» **GIVEN INFORMATION**:
----------------
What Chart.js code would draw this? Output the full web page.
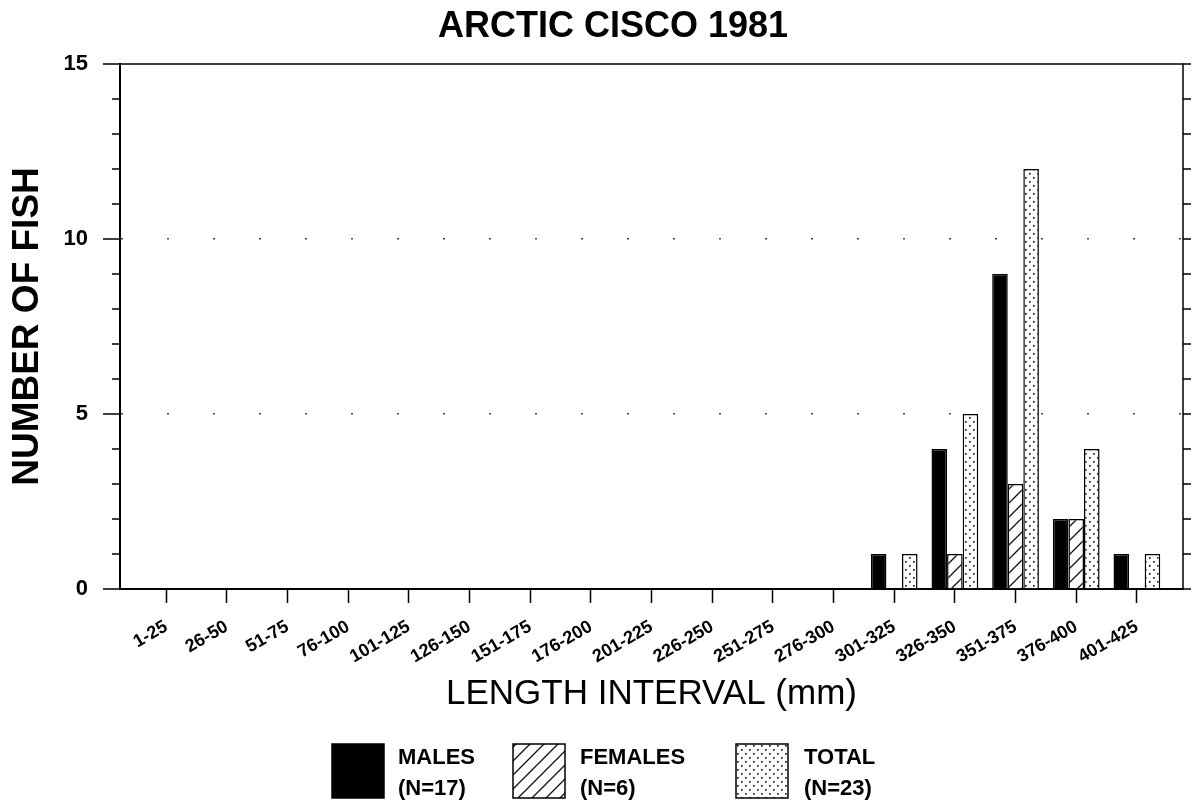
<!DOCTYPE html>
<html>
<head>
<meta charset="UTF-8">
<script src="https://cdn.jsdelivr.net/npm/chart.js"></script>
<style>
  html, body { margin: 0; padding: 0; background: #fff; }
  #wrap { width: 1197px; height: 804px; position: relative; }
</style>
</head>
<body>
<div id="wrap"><canvas id="grafica"></canvas></div>
<script>
const categories = [
  "1-25", "26-50", "51-75", "76-100", "101-125", "126-150", "151-175", "176-200",
  "201-225", "226-250", "251-275", "276-300", "301-325", "326-350", "351-375",
  "376-400", "401-425"
];
const males   = [0, 0, 0, 0, 0, 0, 0, 0, 0, 0, 0, 0, 1, 4, 9, 2, 1];
const females = [0, 0, 0, 0, 0, 0, 0, 0, 0, 0, 0, 0, 0, 1, 3, 2, 0];
const totals  = [0, 0, 0, 0, 0, 0, 0, 0, 0, 0, 0, 0, 1, 5, 12, 4, 1];
const yTicks = [0, 5, 10, 15];
const seriesNames = ["MALES", "FEMALES", "TOTAL"];
const chartTitle = "ARCTIC CISCO 1981";

const FONT = "'Liberation Sans', Arial, Helvetica, sans-serif";

function makeHatch() {
  const c = document.createElement("canvas");
  c.width = 14; c.height = 14;
  const g = c.getContext("2d");
  g.fillStyle = "#fff"; g.fillRect(0, 0, 14, 14);
  g.strokeStyle = "#111"; g.lineWidth = 1.3;
  g.beginPath();
  g.moveTo(0, 14); g.lineTo(14, 0);
  g.moveTo(-2, 2); g.lineTo(2, -2);
  g.moveTo(12, 16); g.lineTo(16, 12);
  g.stroke();
  return g.createPattern(c, "repeat");
}

function makeDots() {
  const c = document.createElement("canvas");
  c.width = 8; c.height = 8;
  const g = c.getContext("2d");
  g.fillStyle = "#fff"; g.fillRect(0, 0, 8, 8);
  g.fillStyle = "#222";
  g.fillRect(1, 1, 1.7, 1.7);
  g.fillRect(5, 5, 1.7, 1.7);
  return g.createPattern(c, "repeat");
}

const fills = ["#000", makeHatch(), makeDots()];
const toPoints = (arr) => arr.map((v, i) => ({ x: i, y: v }));
const sum = (arr) => arr.reduce((a, b) => a + b, 0);

// title, frame, minor ticks and the legend
const extras = {
  id: "extras",
  afterDraw(chart) {
    const { ctx, chartArea: a, scales } = chart;
    const y = scales.y;
    ctx.save();
    ctx.fillStyle = "#000";
    ctx.font = "bold 36px " + FONT;
    ctx.textAlign = "center";
    ctx.textBaseline = "middle";
    ctx.fillText(chartTitle, 613, 27);

    ctx.strokeStyle = "#000";
    ctx.lineWidth = 1.5;
    ctx.beginPath();
    ctx.moveTo(a.left, a.top); ctx.lineTo(a.right, a.top); ctx.lineTo(a.right, a.bottom);
    ctx.stroke();

    for (let v = 0; v <= 15; v++) {
      const py = y.getPixelForValue(v);
      const len = v % 5 === 0 ? 17 : 8;
      ctx.beginPath();
      ctx.moveTo(a.left - len, py); ctx.lineTo(a.left + 1, py);
      ctx.moveTo(a.right, py); ctx.lineTo(a.right + 8, py);
      ctx.stroke();
    }

    // legend
    const sets = chart.data.datasets;
    const boxX = [332, 513, 736];
    const textX = [398, 580, 804];
    const top = 744, bw = 52, bh = 54;
    ctx.font = "bold 22px " + FONT;
    ctx.textAlign = "left";
    sets.forEach((ds, i) => {
      ctx.fillStyle = ds.backgroundColor;
      ctx.fillRect(boxX[i], top, bw, bh);
      ctx.lineWidth = 1.5;
      ctx.strokeRect(boxX[i], top, bw, bh);
      ctx.fillStyle = "#000";
      ctx.fillText(ds.label, textX[i], 758);
      ctx.fillText("(N=" + sum(ds.data.map((p) => p.y)) + ")", textX[i], 789);
    });
    ctx.restore();
  }
};

new Chart(document.getElementById("grafica"), {
  type: "bar",
  data: {
    datasets: [males, females, totals].map((arr, i) => ({
      label: seriesNames[i],
      data: toPoints(arr),
      backgroundColor: fills[i],
      borderColor: "#000",
      borderWidth: 1.5,
      categoryPercentage: 0.77,
      barPercentage: 1
    }))
  },
  options: {
    responsive: true,
    maintainAspectRatio: false,
    animation: false,
    layout: { padding: { left: 0, right: 14, top: 64, bottom: 85 } },
    plugins: {
      legend: { display: false },
      tooltip: { enabled: false },
      title: { display: false }
    },
    scales: {
      x: {
        type: "linear",
        offset: false,
        min: -0.76,
        max: categories.length - 1 + 0.76,
        afterBuildTicks: (s) => { s.ticks = categories.map((c, i) => ({ value: i })); },
        afterFit: (s) => { s.height = 130; },
        ticks: {
          autoSkip: false,
          minRotation: 30,
          maxRotation: 30,
          padding: 13,
          color: "#000",
          font: { family: FONT, size: 18, weight: "bold" },
          callback: (v) => categories[v]
        },
        grid: { offset: false, drawOnChartArea: false, drawTicks: true, tickLength: 14, tickColor: "#000", tickWidth: 1.5 },
        border: { display: true, color: "#000", width: 2 },
        title: {
          display: true,
          text: "LENGTH INTERVAL (mm)",
          color: "#000",
          font: { family: FONT, size: 35 },
          padding: { top: 0, bottom: 4 }
        }
      },
      y: {
        min: 0,
        max: 15,
        afterBuildTicks: (s) => { s.ticks = yTicks.map((v) => ({ value: v })); },
        afterFit: (s) => { s.width = 120; },
        ticks: {
          padding: 32,
          color: "#000",
          font: { family: FONT, size: 22, weight: "bold" }
        },
        grid: {
          drawTicks: false,
          color: (c) => (c.tick && c.tick.value > 0 && c.tick.value < 15 ? "#444" : "rgba(0,0,0,0)"),
          lineWidth: 1.5
        },
        border: { display: true, color: "#000", width: 2, dash: [2, 44] },
        title: {
          display: true,
          text: "NUMBER OF FISH",
          color: "#000",
          font: { family: FONT, size: 37, weight: "bold" },
          padding: { top: 6, bottom: 0 }
        }
      }
    }
  },
  plugins: [extras]
});
</script>
</body>
</html>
----------------
» **EXERCISE AIM**:
From the opening line of the listing above through the line bearing "ctx.fillText(chartTitle, 613, 27);", repeat each line exactly. Drop every picture.

» **ANSWER FOR THIS EXERCISE**:
What Chart.js code would draw this? Output the full web page.
<!DOCTYPE html>
<html>
<head>
<meta charset="UTF-8">
<script src="https://cdn.jsdelivr.net/npm/chart.js"></script>
<style>
  html, body { margin: 0; padding: 0; background: #fff; }
  #wrap { width: 1197px; height: 804px; position: relative; }
</style>
</head>
<body>
<div id="wrap"><canvas id="grafica"></canvas></div>
<script>
const categories = [
  "1-25", "26-50", "51-75", "76-100", "101-125", "126-150", "151-175", "176-200",
  "201-225", "226-250", "251-275", "276-300", "301-325", "326-350", "351-375",
  "376-400", "401-425"
];
const males   = [0, 0, 0, 0, 0, 0, 0, 0, 0, 0, 0, 0, 1, 4, 9, 2, 1];
const females = [0, 0, 0, 0, 0, 0, 0, 0, 0, 0, 0, 0, 0, 1, 3, 2, 0];
const totals  = [0, 0, 0, 0, 0, 0, 0, 0, 0, 0, 0, 0, 1, 5, 12, 4, 1];
const yTicks = [0, 5, 10, 15];
const seriesNames = ["MALES", "FEMALES", "TOTAL"];
const chartTitle = "ARCTIC CISCO 1981";

const FONT = "'Liberation Sans', Arial, Helvetica, sans-serif";

function makeHatch() {
  const c = document.createElement("canvas");
  c.width = 14; c.height = 14;
  const g = c.getContext("2d");
  g.fillStyle = "#fff"; g.fillRect(0, 0, 14, 14);
  g.strokeStyle = "#111"; g.lineWidth = 1.3;
  g.beginPath();
  g.moveTo(0, 14); g.lineTo(14, 0);
  g.moveTo(-2, 2); g.lineTo(2, -2);
  g.moveTo(12, 16); g.lineTo(16, 12);
  g.stroke();
  return g.createPattern(c, "repeat");
}

function makeDots() {
  const c = document.createElement("canvas");
  c.width = 8; c.height = 8;
  const g = c.getContext("2d");
  g.fillStyle = "#fff"; g.fillRect(0, 0, 8, 8);
  g.fillStyle = "#222";
  g.fillRect(1, 1, 1.7, 1.7);
  g.fillRect(5, 5, 1.7, 1.7);
  return g.createPattern(c, "repeat");
}

const fills = ["#000", makeHatch(), makeDots()];
const toPoints = (arr) => arr.map((v, i) => ({ x: i, y: v }));
const sum = (arr) => arr.reduce((a, b) => a + b, 0);

// title, frame, minor ticks and the legend
const extras = {
  id: "extras",
  afterDraw(chart) {
    const { ctx, chartArea: a, scales } = chart;
    const y = scales.y;
    ctx.save();
    ctx.fillStyle = "#000";
    ctx.font = "bold 36px " + FONT;
    ctx.textAlign = "center";
    ctx.textBaseline = "middle";
    ctx.fillText(chartTitle, 613, 27);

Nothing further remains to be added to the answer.